COLLECTED DATA:
________

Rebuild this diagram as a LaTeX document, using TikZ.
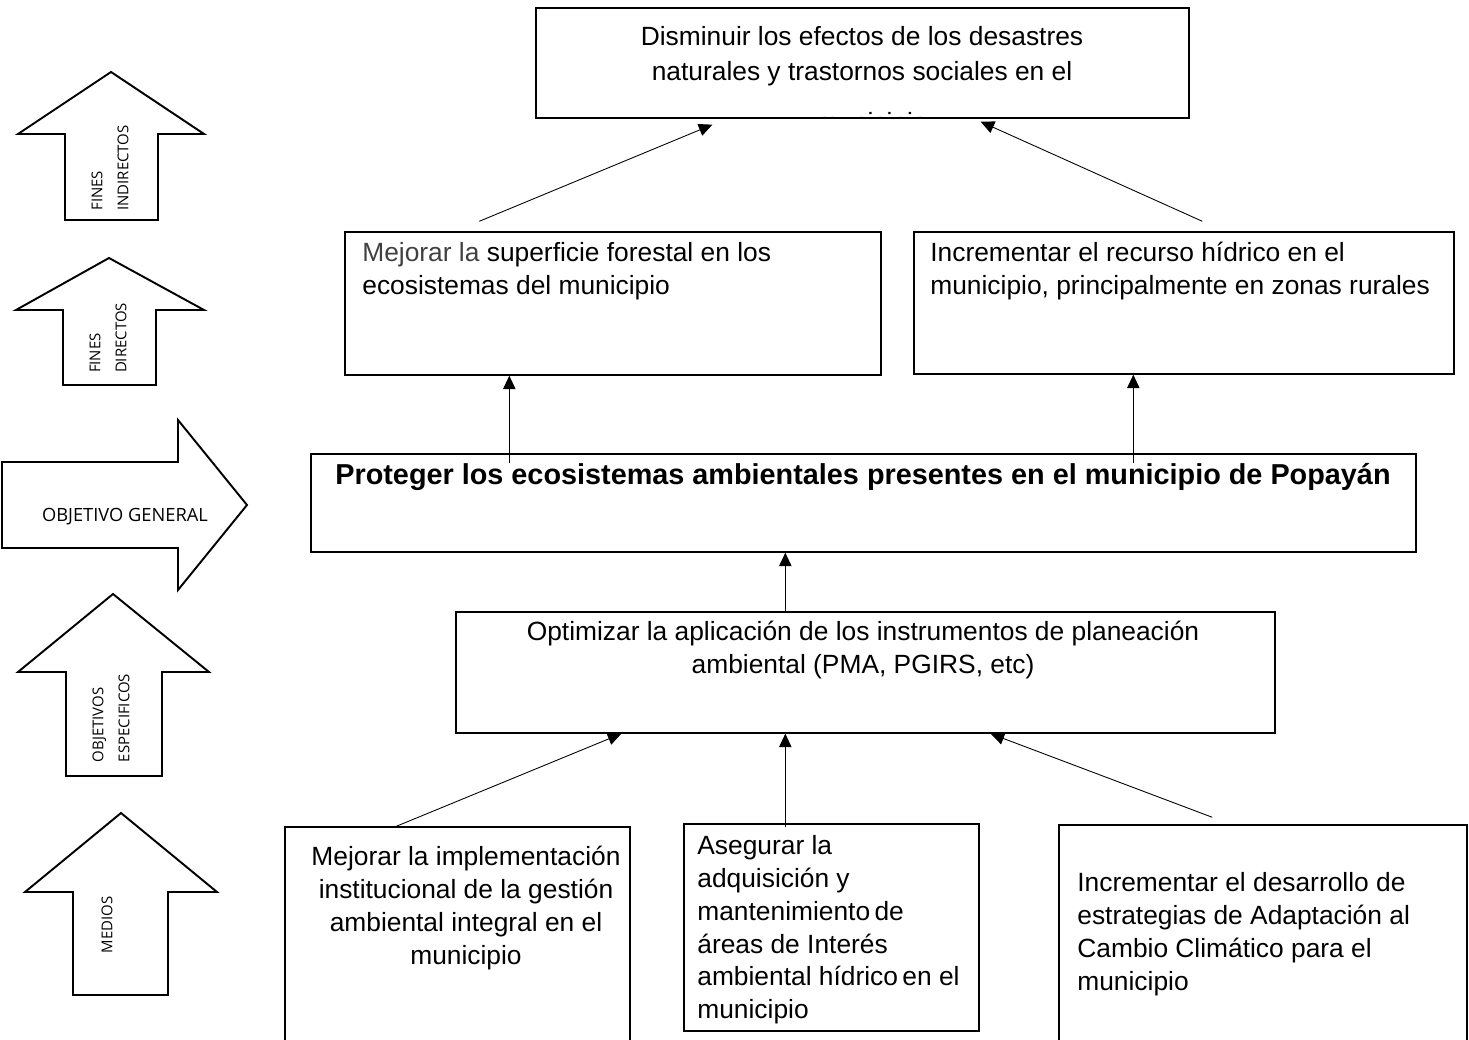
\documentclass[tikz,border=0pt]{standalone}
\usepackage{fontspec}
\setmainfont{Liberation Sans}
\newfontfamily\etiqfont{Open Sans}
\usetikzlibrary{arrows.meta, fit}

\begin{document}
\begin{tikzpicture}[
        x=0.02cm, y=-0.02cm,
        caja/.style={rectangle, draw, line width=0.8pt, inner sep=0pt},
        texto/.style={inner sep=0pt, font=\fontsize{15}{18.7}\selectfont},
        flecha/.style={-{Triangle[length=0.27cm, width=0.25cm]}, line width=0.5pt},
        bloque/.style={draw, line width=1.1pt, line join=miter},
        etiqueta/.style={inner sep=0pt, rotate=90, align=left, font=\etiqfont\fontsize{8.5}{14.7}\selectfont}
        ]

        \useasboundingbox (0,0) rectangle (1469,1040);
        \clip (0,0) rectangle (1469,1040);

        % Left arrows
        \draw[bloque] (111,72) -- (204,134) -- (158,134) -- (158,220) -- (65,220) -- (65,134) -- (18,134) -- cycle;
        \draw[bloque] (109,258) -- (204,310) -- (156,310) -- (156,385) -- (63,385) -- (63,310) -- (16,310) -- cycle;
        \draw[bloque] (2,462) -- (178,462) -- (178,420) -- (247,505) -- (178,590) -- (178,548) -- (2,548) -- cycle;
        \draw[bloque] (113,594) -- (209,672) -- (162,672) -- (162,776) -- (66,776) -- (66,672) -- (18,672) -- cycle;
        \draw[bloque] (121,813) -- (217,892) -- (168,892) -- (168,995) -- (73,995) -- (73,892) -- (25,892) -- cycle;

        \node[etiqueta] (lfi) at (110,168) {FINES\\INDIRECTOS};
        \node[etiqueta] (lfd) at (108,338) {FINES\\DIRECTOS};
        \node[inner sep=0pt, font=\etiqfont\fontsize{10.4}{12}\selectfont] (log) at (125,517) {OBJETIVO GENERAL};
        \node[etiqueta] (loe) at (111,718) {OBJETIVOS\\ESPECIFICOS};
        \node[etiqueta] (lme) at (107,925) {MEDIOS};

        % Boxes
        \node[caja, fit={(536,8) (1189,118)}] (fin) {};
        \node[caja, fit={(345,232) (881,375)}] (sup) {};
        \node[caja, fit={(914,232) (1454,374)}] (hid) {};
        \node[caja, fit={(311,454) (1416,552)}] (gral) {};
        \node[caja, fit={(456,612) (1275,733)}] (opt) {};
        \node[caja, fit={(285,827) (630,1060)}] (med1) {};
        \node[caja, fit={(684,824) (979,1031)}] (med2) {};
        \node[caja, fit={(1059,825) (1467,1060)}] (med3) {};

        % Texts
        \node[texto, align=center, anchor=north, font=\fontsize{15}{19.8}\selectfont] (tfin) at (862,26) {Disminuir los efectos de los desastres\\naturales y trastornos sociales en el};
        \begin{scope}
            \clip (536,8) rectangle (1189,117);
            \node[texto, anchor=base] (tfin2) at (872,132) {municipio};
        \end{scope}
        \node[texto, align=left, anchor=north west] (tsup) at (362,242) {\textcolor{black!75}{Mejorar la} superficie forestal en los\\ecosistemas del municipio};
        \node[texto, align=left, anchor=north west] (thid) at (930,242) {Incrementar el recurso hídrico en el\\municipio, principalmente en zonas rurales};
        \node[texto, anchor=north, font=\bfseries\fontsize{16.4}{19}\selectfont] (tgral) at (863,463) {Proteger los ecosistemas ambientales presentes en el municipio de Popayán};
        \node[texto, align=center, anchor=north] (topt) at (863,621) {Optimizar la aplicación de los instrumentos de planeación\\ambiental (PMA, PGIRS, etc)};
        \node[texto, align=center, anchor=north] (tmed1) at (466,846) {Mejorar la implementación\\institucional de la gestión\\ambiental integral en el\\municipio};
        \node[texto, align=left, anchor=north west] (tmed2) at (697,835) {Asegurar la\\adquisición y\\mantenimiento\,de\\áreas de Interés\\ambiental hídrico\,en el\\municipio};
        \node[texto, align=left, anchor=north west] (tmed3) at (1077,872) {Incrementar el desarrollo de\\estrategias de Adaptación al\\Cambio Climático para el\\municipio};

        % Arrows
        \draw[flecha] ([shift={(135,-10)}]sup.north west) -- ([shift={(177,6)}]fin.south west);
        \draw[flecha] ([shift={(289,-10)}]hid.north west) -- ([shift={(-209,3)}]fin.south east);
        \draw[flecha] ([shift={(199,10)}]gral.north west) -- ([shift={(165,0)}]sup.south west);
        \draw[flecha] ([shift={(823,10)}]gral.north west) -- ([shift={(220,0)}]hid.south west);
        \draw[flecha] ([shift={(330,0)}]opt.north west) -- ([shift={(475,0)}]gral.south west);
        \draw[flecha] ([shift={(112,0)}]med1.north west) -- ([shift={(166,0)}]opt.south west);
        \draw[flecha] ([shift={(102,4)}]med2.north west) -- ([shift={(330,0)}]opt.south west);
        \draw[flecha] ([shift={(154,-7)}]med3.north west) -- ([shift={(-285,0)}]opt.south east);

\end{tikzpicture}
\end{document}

________

PROBLEM STATEMENT: Set down the material above as is, without any pictures.

COMPLETED TASK:
Rebuild this diagram as a LaTeX document, using TikZ.
\documentclass[tikz,border=0pt]{standalone}
\usepackage{fontspec}
\setmainfont{Liberation Sans}
\newfontfamily\etiqfont{Open Sans}
\usetikzlibrary{arrows.meta, fit}

\begin{document}
\begin{tikzpicture}[
        x=0.02cm, y=-0.02cm,
        caja/.style={rectangle, draw, line width=0.8pt, inner sep=0pt},
        texto/.style={inner sep=0pt, font=\fontsize{15}{18.7}\selectfont},
        flecha/.style={-{Triangle[length=0.27cm, width=0.25cm]}, line width=0.5pt},
        bloque/.style={draw, line width=1.1pt, line join=miter},
        etiqueta/.style={inner sep=0pt, rotate=90, align=left, font=\etiqfont\fontsize{8.5}{14.7}\selectfont}
        ]

        \useasboundingbox (0,0) rectangle (1469,1040);
        \clip (0,0) rectangle (1469,1040);

        % Left arrows
        \draw[bloque] (111,72) -- (204,134) -- (158,134) -- (158,220) -- (65,220) -- (65,134) -- (18,134) -- cycle;
        \draw[bloque] (109,258) -- (204,310) -- (156,310) -- (156,385) -- (63,385) -- (63,310) -- (16,310) -- cycle;
        \draw[bloque] (2,462) -- (178,462) -- (178,420) -- (247,505) -- (178,590) -- (178,548) -- (2,548) -- cycle;
        \draw[bloque] (113,594) -- (209,672) -- (162,672) -- (162,776) -- (66,776) -- (66,672) -- (18,672) -- cycle;
        \draw[bloque] (121,813) -- (217,892) -- (168,892) -- (168,995) -- (73,995) -- (73,892) -- (25,892) -- cycle;

        \node[etiqueta] (lfi) at (110,168) {FINES\\INDIRECTOS};
        \node[etiqueta] (lfd) at (108,338) {FINES\\DIRECTOS};
        \node[inner sep=0pt, font=\etiqfont\fontsize{10.4}{12}\selectfont] (log) at (125,517) {OBJETIVO GENERAL};
        \node[etiqueta] (loe) at (111,718) {OBJETIVOS\\ESPECIFICOS};
        \node[etiqueta] (lme) at (107,925) {MEDIOS};

        % Boxes
        \node[caja, fit={(536,8) (1189,118)}] (fin) {};
        \node[caja, fit={(345,232) (881,375)}] (sup) {};
        \node[caja, fit={(914,232) (1454,374)}] (hid) {};
        \node[caja, fit={(311,454) (1416,552)}] (gral) {};
        \node[caja, fit={(456,612) (1275,733)}] (opt) {};
        \node[caja, fit={(285,827) (630,1060)}] (med1) {};
        \node[caja, fit={(684,824) (979,1031)}] (med2) {};
        \node[caja, fit={(1059,825) (1467,1060)}] (med3) {};

        % Texts
        \node[texto, align=center, anchor=north, font=\fontsize{15}{19.8}\selectfont] (tfin) at (862,26) {Disminuir los efectos de los desastres\\naturales y trastornos sociales en el};
        \begin{scope}
            \clip (536,8) rectangle (1189,117);
            \node[texto, anchor=base] (tfin2) at (872,132) {municipio};
        \end{scope}
        \node[texto, align=left, anchor=north west] (tsup) at (362,242) {\textcolor{black!75}{Mejorar la} superficie forestal en los\\ecosistemas del municipio};
        \node[texto, align=left, anchor=north west] (thid) at (930,242) {Incrementar el recurso hídrico en el\\municipio, principalmente en zonas rurales};
        \node[texto, anchor=north, font=\bfseries\fontsize{16.4}{19}\selectfont] (tgral) at (863,463) {Proteger los ecosistemas ambientales presentes en el municipio de Popayán};
        \node[texto, align=center, anchor=north] (topt) at (863,621) {Optimizar la aplicación de los instrumentos de planeación\\ambiental (PMA, PGIRS, etc)};
        \node[texto, align=center, anchor=north] (tmed1) at (466,846) {Mejorar la implementación\\institucional de la gestión\\ambiental integral en el\\municipio};
        \node[texto, align=left, anchor=north west] (tmed2) at (697,835) {Asegurar la\\adquisición y\\mantenimiento\,de\\áreas de Interés\\ambiental hídrico\,en el\\municipio};
        \node[texto, align=left, anchor=north west] (tmed3) at (1077,872) {Incrementar el desarrollo de\\estrategias de Adaptación al\\Cambio Climático para el\\municipio};

        % Arrows
        \draw[flecha] ([shift={(135,-10)}]sup.north west) -- ([shift={(177,6)}]fin.south west);
        \draw[flecha] ([shift={(289,-10)}]hid.north west) -- ([shift={(-209,3)}]fin.south east);
        \draw[flecha] ([shift={(199,10)}]gral.north west) -- ([shift={(165,0)}]sup.south west);
        \draw[flecha] ([shift={(823,10)}]gral.north west) -- ([shift={(220,0)}]hid.south west);
        \draw[flecha] ([shift={(330,0)}]opt.north west) -- ([shift={(475,0)}]gral.south west);
        \draw[flecha] ([shift={(112,0)}]med1.north west) -- ([shift={(166,0)}]opt.south west);
        \draw[flecha] ([shift={(102,4)}]med2.north west) -- ([shift={(330,0)}]opt.south west);
        \draw[flecha] ([shift={(154,-7)}]med3.north west) -- ([shift={(-285,0)}]opt.south east);

\end{tikzpicture}
\end{document}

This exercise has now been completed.